The second primary issue in this decision is Midkiff’s contention that the best evidence rule should have barred introduction of the DVD and CD images. He argued that the best evidence would be the hard drive, and that the prosecution should have brought that into court. The appellate court rejects this challenge on two grounds. First, it notes that the best evidence rule applies to writings, not to photographic or video images. Second, it approves the trial court’s finding that a copy of computerized data is, in effect, an original, since the copy is exact. In reality, the first holding would probably have been sufficient to resolve this issue, but the court gives criminal law practitioners some valuable guidance with the “surplus” holding in this case.

How long after a criminal conviction do you think the defendant has to raise an ineffective-assistance argument? Does 15 years sound about right? That’s how long it took the appellant in Draghia v. Commonwealth to head to court to seek a new trial. Draghia is an Austrian national who faced a larceny charge in 1993. He wanted to seek American citizenship, so he asked his lawyer during plea discussions whether a conviction would hurt his chances of ever taking the oath. “No problem,” the lawyer responded; Draghia accordingly entered a guilty plea and got a fully-suspended sentence.

Five years later, he applied for citizenship, but was turned down because of the conviction. That didn’t send him back to court immediately to seek a new trial, but the threat of deportation ten years later did; hence the current proceeding. Draghia sought a new trial, and added a petition for a writ of coram vobis to achieve that.

The trial court denied the original motion under Rule 1:1, specifically rejecting the assertion that an exception to that rule exists for ineffective-assistance challenges. The CAV agrees with this ruling. The trial court refused to consider the coram vobis motion, ruing that it was not properly before the court. The appellate court disagrees, noting that the motion was specifically incorporated into the original motion. But there’s one last surprise here – the CAV declines to evaluate the merits of the coram vobis motion, because that’s a civil proceeding over which the Supreme Court, not the Court of Appeals, has appellate jurisdiction. The court thus transfers the case upstairs for an evaluation of that issue. (If an appellant files an appeal in the wrong appellate court, his appeal isn’t really-most-sincerely-dead. By virtue of a merciful statute, it’s merely transferred to the correct court, and that’s what happens here.)

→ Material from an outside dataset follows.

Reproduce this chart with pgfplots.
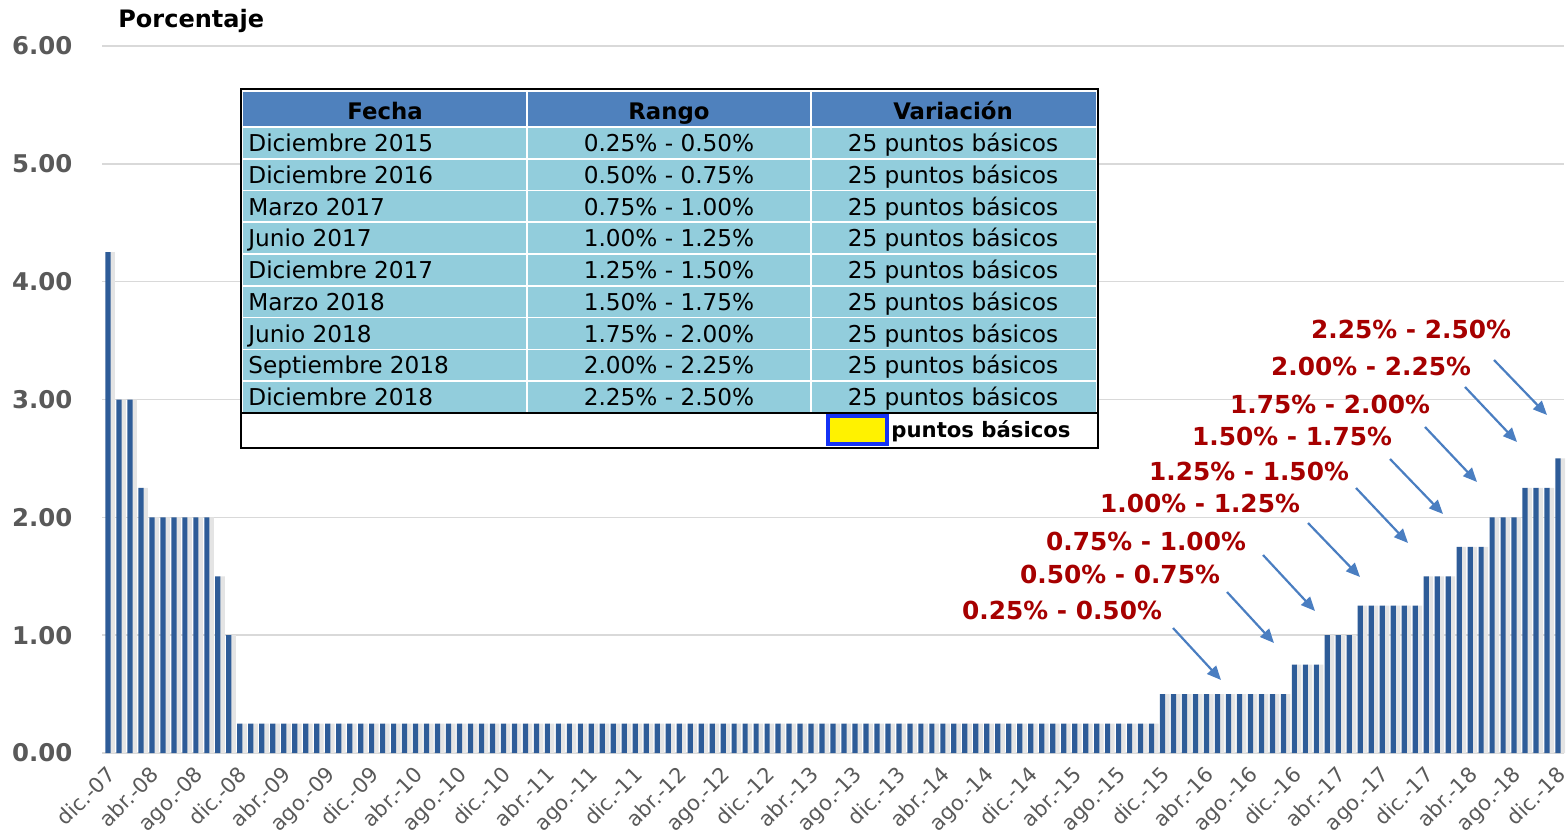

There are three appellate issues in Ngomondjami v. Commonwealth, but only one is significant enough to make this a published opinion. This is a DUI prosecution, in which the appellant was found asleep in the driver’s seat of his car in a parking lot.

He contended that he wasn’t actually operating the car, but well-established precedent shots him down on this one; you can “operate” a vehicle without moving it, or even attempting to move it.
The novel issue that gets this opinion published is the admissibility of the appellant’s DMV abstract for sentencing purposes. The appellant contended that the prosecution didn’t give him proper advance notice of its intention to introduce that abstract. He also asserted that the record wasn’t accurate, since he had requested one on his own, and the information in the two didn’t match up.

Upon reading the facts section of this opinion, I sensed a novel and juicy appellate issue: The prosecutor hadn’t sent a copy of the abstract to the defense, but had notified the appellant’s lawyer of his “open file” policy. (The abstract was in the prosecutor’s file.) That raises the interesting question of whether a prosecutor can comply with mandatory disclosures simply by inviting the defense lawyer to come on in and scope out what he has.

Alas; no such ruling. The court finds that there was no requirement for disclosure in this case. The appellant relied on a general disclosure requirement in Title 19.2 (relating to crimes), but the court finds that there’s a specific provision for DMV records in traffic cases, including DUI’s. As lawyers know well, a specific provision trumps a general one, so the admission of the abstract was permissible. As for the other potentially meritorious issue – the variance in the records – the appellant scuttled his appeal by neglecting to put his version into the trial court’s record. That means there’s no way for the appellate court to evaluate the issue, so it dies an ignoble death.

Workers’ compensation

If two consenting adults enter into a sham marriage in order to get one of them a green card, are they really married? That’s the primary issue in Marblex Design v. Stevens. Stevens, presumably an American citizen, married an alien in 2003. In 2006, her husband was injured on the job, and he subsequently died as a result of those injuries. Stevens sought survivor’s benefits under the Workers’ Comp Act, but the husband’s employer refused, contending that the marriage was a sham designed solely to get the husband American citizenship.

Well, maybe it was, and maybe it wasn’t. But as far as the Court of Appeals is concerned, it doesn’t matter. That’s because the federal act prohibiting conspiracies to evade immigration laws doesn’t make sham marriages void; it merely criminalizes the conspiracy. Stevens wasn’t charged with any federal crime.

Nor, the court rules, does the marriage offend the public policy of the Commonwealth. There is no specific prohibition in Virginia law establishing a public policy against sham marriages, although other acts are specifically enumerated. And assuming the marriage was, indeed, a sham, that makes it voidable, not void, so the employer can’t mount a collateral challenge to it in this proceeding.